9) How many different types of hemp cultivars are you growing? Is it important to grow a variety of different cultivars for this harvest?

This season we experimented with six different varieties of hemp here in Scio. This gave us the opportunity to utilize the finest cultivars from the forty thousand plants we grew this year and use them for clones for next year’s growing season. In this case, our hemp was being grown to have cannabinoids extracted from it, so here are a variety of different variables going into deciding which strain is best for CBD oil extraction. Everything from how quickly the hemp grows, how many branches they have, how stable the plant variety is, to how resistant the plant is going to be to pests. All plant strains have different types of resistance to these factors. The objective is to take a variety of different proven hemp strains to find out which of them is the most resistant to local issues.
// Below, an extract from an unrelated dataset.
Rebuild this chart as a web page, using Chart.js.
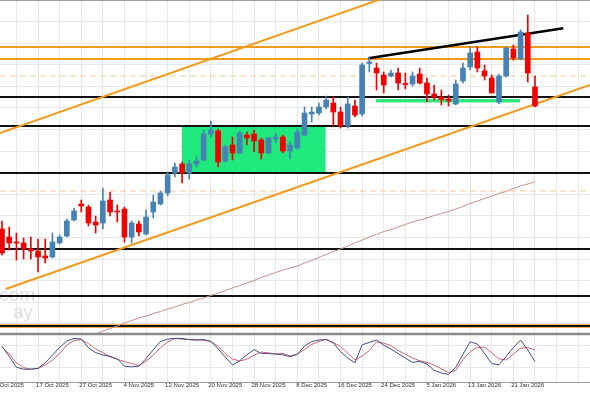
<!DOCTYPE html>
<html>
<head>
<meta charset="utf-8">
<script src="https://cdn.jsdelivr.net/npm/chart.js@4.4.1/dist/chart.umd.min.js"></script>
<style>
  html, body { margin: 0; padding: 0; background: #fff; }
  #wrap { width: 590px; height: 393px; position: relative; }
</style>
</head>
<body>
<div id="wrap"><canvas id="chart"></canvas></div>
<script>
// one bar per trading day, bar 1 = 9 Oct 2025, a date label every 6 bars
const tickLabels = ['9 Oct 2025', '17 Oct 2025', '27 Oct 2025', '4 Nov 2025', '12 Nov 2025',
  '20 Nov 2025', '28 Nov 2025', '8 Dec 2025', '16 Dec 2025', '24 Dec 2025',
  '5 Jan 2026', '13 Jan 2026', '21 Jan 2026'];

const opens = [171, 163, 157.5, 157, 151, 149, 144, 143, 157, 164,
  180, 196, 193, 178, 177, 200, 188.5, 191, 163, 176,
  166, 188, 196, 207, 227, 236, 227, 236, 240, 266,
  269, 239, 255, 247, 265, 266, 260, 247, 261, 263,
  249, 252, 265, 286, 287, 293, 297, 288, 274, 294,
  286, 336.5, 332, 325, 324, 327, 316.5, 316, 326, 317,
  306, 303, 301, 296, 319, 333, 348, 329, 322, 298,
  324, 351, 341, 367, 313];
const highs = [179, 173, 167, 162, 163, 161, 161, 167, 165, 181,
  192, 200, 195, 184, 212, 208, 195, 193, 179, 179,
  190, 205, 209, 228, 237, 238, 240, 243, 270, 279,
  271, 255, 263, 269, 268, 270, 262, 263, 267, 265,
  258, 271, 293, 293, 297, 304, 303, 293, 303, 300,
  337, 343, 337, 328, 330, 332, 327, 328, 332, 322,
  315, 310, 305, 320, 337, 353, 353, 335, 325, 326,
  353, 355, 370, 385, 324];
const lows = [145, 150, 140, 141, 141, 128, 137, 142, 156, 163,
  179, 188, 174, 167, 171, 184, 178, 158, 157, 164,
  165, 182, 195, 204, 223, 217, 221, 233, 239, 263,
  233, 238, 240, 246, 255, 248, 241, 246, 257, 247,
  241, 251, 264, 278, 285, 291, 275, 272, 272, 283,
  284, 328, 310, 307, 323, 310, 311, 314, 316, 298,
  300, 295, 294, 295, 317, 330, 328, 320, 307, 296,
  323, 340, 340, 318, 293];
const closes = [147, 157, 157, 151, 149, 143, 142, 158, 163, 179,
  189, 194, 177, 175, 199, 188, 188, 163, 177, 168,
  183, 198, 207, 225, 233, 227, 236, 239, 266, 270,
  238, 253, 247, 267, 262, 259, 247, 262, 263, 249,
  255, 268, 287, 288, 293, 300, 288, 274, 296, 285,
  335, 338, 327, 315, 327, 317, 315.5, 324, 317, 306,
  303, 300.5, 299, 316, 332, 347, 332, 324, 307, 324,
  352, 342, 368, 327, 294];

// moving average, only the part above the indicator window is visible
const maValues = [null, null, null, null, null, null, null, null, null, null,
  null, null, null, 66, 69, 71.5, 74, 77, 79.5, 82,
  84, 86.5, 88.5, 91, 93, 95.5, 97.5, 100, 102, 104.5,
  107, 109.5, 112, 114.5, 117, 119.5, 122.5, 125, 127.5, 130,
  132, 134, 137, 139.5, 142.5, 145.5, 148.5, 151, 154, 157,
  160, 163, 165.5, 168.5, 170.5, 173, 175.5, 178, 180, 182,
  184.5, 186.5, 188.5, 191, 193.5, 196.5, 199, 201.5, 204, 206.5,
  208.5, 211.5, 214, 216, 218];

const stochMain = [74, 49, 22, 17, 17, 19, 33, 52, 71.5, 87.5,
  94, 92.5, 70.5, 58.5, 52.5, 49, 43, 24.5, 23, 24.5,
  43.5, 65.5, 86, 92.5, 94, 94, 91, 90, 91.5, 86.5,
  68, 47.5, 27.5, 38, 53, 66, 56.5, 56, 55, 53,
  48.5, 54, 75, 86, 90, 91, 83, 61, 45, 33,
  78, 84, 90, 77, 67.5, 56, 45, 34, 36.5, 30,
  14, 7.5, 4, 22, 54, 85.5, 80, 56.5, 31, 28,
  49, 71, 90, 65, 36];
const stochSignal = [73, 55, 33, 21, 17, 19, 27.5, 39.5, 56, 77.5,
  89, 91, 81, 68, 58, 48, 42, 36, 31, 26,
  37, 52.5, 70.5, 85, 94, 92, 91, 90.5, 89, 86.5,
  74, 56, 42.5, 37.5, 42, 52, 60, 58, 55, 56.5,
  50, 55, 66, 79, 86, 92, 83.5, 74, 57, 40,
  50, 64, 85.5, 82, 76, 64, 54, 45, 38, 34,
  27, 18, 8.5, 14, 41, 61, 71.5, 72, 58, 43,
  40, 54.5, 69.5, 71, 65];

// horizontal levels (price)
const orangeLevels = [353, 341];
const dashedLevels = [324, 209];
const blackLevels = [303, 274, 227, 151, 104, 74];
const panelSplit = 66;

// drawn objects: [bar, price] end points
const upperChannel = [[-0.28, 267], [55, 407]];
const lowerChannel = [[0.5, 111], [81.64, 315]];
const resistance = [[50.86, 341.7], [77.93, 371.7]];
const supportLine = [[51.93, 299.3], [71.92, 299.3]];
const rangeBox = { from: 24.95, to: 44.95, top: 274, bottom: 227 };

const xMin = -0.28, xMax = 81.64;
const blue = '#4682b4', red = '#f20000', orange = '#f39a1e';

function hline(y, color, width, order, dash) {
  return {
    type: 'line', yAxisID: 'y', order,
    data: [{ x: xMin, y }, { x: xMax, y }],
    borderColor: color, borderWidth: width, borderDash: dash || [],
    pointRadius: 0,
  };
}
function segment(pts, color, width, order) {
  return {
    type: 'line', yAxisID: 'y', order,
    data: pts.map((p) => ({ x: p[0], y: p[1] })),
    borderColor: color, borderWidth: width, pointRadius: 0,
  };
}

const candleColors = opens.map((o, i) => (closes[i] >= o ? blue : red));

const datasets = [
  {
    type: 'line', yAxisID: 'y', order: 20,
    data: [{ x: rangeBox.from, y: rangeBox.top }, { x: rangeBox.to, y: rangeBox.top }],
    borderWidth: 0, pointRadius: 0,
    backgroundColor: '#1fe87c',
    fill: { value: rangeBox.bottom },
  },
  ...dashedLevels.map((v) => hline(v, '#f4c99c', 1, 15, [6, 4])),
  ...orangeLevels.map((v) => hline(v, orange, 2, 14)),
  hline(74, orange, 3.5, 14),
  ...blackLevels.map((v) => hline(v, '#111', 2, 13)),
  segment(upperChannel, orange, 2, 12),
  segment(lowerChannel, orange, 2, 12),
  segment(resistance, '#000', 2.5, 11),
  segment(supportLine, '#33e87f', 3.5, 10),
  {
    type: 'line', yAxisID: 'y', order: 9,
    data: maValues.map((v, i) => ({ x: i, y: v })),
    borderColor: '#c98f8f', borderWidth: 1, pointRadius: 0,
  },
  {
    type: 'bar', yAxisID: 'y', order: 5, grouped: false,
    data: highs.map((h, i) => ({ x: i, y: [lows[i], h] })),
    backgroundColor: candleColors, barThickness: 1,
  },
  {
    type: 'bar', yAxisID: 'y', order: 4, grouped: false,
    data: opens.map((o, i) => ({ x: i, y: [o, closes[i]] })),
    backgroundColor: candleColors, barThickness: 5, minBarLength: 1,
  },
  {
    type: 'line', yAxisID: 'ys', order: 3,
    data: stochSignal.map((v, i) => ({ x: i, y: v })),
    borderColor: '#cf6470', borderWidth: 1, pointRadius: 0,
  },
  {
    type: 'line', yAxisID: 'ys', order: 2,
    data: stochMain.map((v, i) => ({ x: i, y: v })),
    borderColor: '#404c86', borderWidth: 1, pointRadius: 0,
  },
  hline(panelSplit, '#8a8a8a', 2.5, 1),
];

const watermark = {
  id: 'watermark',
  beforeDatasetsDraw(chart) {
    const ctx = chart.ctx;
    ctx.save();
    ctx.fillStyle = '#dedede';
    ctx.font = '19px "Liberation Sans", Arial, sans-serif';
    ctx.fillText('.com', -6, 301);
    ctx.fillText('ay', 13, 318);
    ctx.restore();
  },
};

new Chart(document.getElementById('chart'), {
  type: 'line',
  data: { datasets },
  plugins: [watermark],
  options: {
    responsive: true,
    maintainAspectRatio: false,
    animation: false,
    layout: { padding: 0 },
    plugins: { legend: { display: false }, tooltip: { enabled: false } },
    scales: {
      x: {
        type: 'linear', min: xMin, max: xMax, offset: false,
        grid: {
          offset: false, drawTicks: false,
          color: (ctx) => (ctx.tick && ctx.tick.value % 3 === 2 ? '#e8e8e8' : 'rgba(0,0,0,0)'),
        },
        border: { display: true, color: '#9a9a9a' },
        ticks: {
          stepSize: 1, includeBounds: false, autoSkip: false, maxRotation: 0, padding: 0,
          color: '#333',
          font: { family: '"Liberation Sans", Arial, sans-serif', size: 6 },
          callback: (v) => (Number.isInteger(v) && (v - 1) % 6 === 0 ? tickLabels[(v - 1) / 6] || '' : ''),
        },
        afterFit: (s) => { s.height = 11; s.paddingLeft = 0; s.paddingRight = 0; },
      },
      yg: {
        position: 'left', min: 0, max: 17.69, reverse: true,
        ticks: { display: false, stepSize: 1 },
        grid: {
          drawTicks: false,
          color: (ctx) => (ctx.tick && ctx.tick.value === 0 ? '#a0a0a0' : '#e8e8e8'),
        },
        border: { display: false },
        afterFit: (s) => { s.width = 0; s.paddingTop = 0; s.paddingBottom = 0; },
      },
      y: { display: false, min: 18, max: 400 },
      ys: { display: false, min: -15, max: 940 },
    },
  },
});
</script>
</body>
</html>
10) What kind of processing will you be doing to get the hemp ready to go to market?

After being shredded by the hammer mill our hemp will get packaged and sealed in containers. From there it will be delivered to a facility where our strategic partners will extract CBD utilizing CO2 extraction. CO2 is one of the purist forms of extraction available today. It doesn’t leave any residual solvent or chemicals behind in your product.


11) Now that this harvest is completed, when do you expect to get started on the next hemp crop?

Logistics for our next crop started 3 weeks before our harvest was completed. We have started to strategize the implementation of a more efficient watering system, ordering more greenhouses, extra storage facilities, and the possibility of us buying our own hammer mill. We had to start laying out our budget early on. There are misconceptions about the amount of work that farmers need to complete in the winter time. This is a year-round 80-hour, 7 day a week job. Figuring out the logistics of a project on this scope never ends.

This year, after a very late start, and a lot of hard work and very long hours, our team was able to produce a successful hemp crop. The Partners are 100% behind this project, both in their financial commitment, and their willingness to be involved on a daily basis.  The project is very fortunate to have Global Hemp’s forward-thinking CEO and CFO involved, as they continue to be willing to put up the necessary capital in order to get the job done correctly.  Having that kind of support for a farm of this scale is an important aspect of its success.


Cash Crop Today would like to extend a special thanks to Jeff Ward and the entire farm team in Scio, Oregon!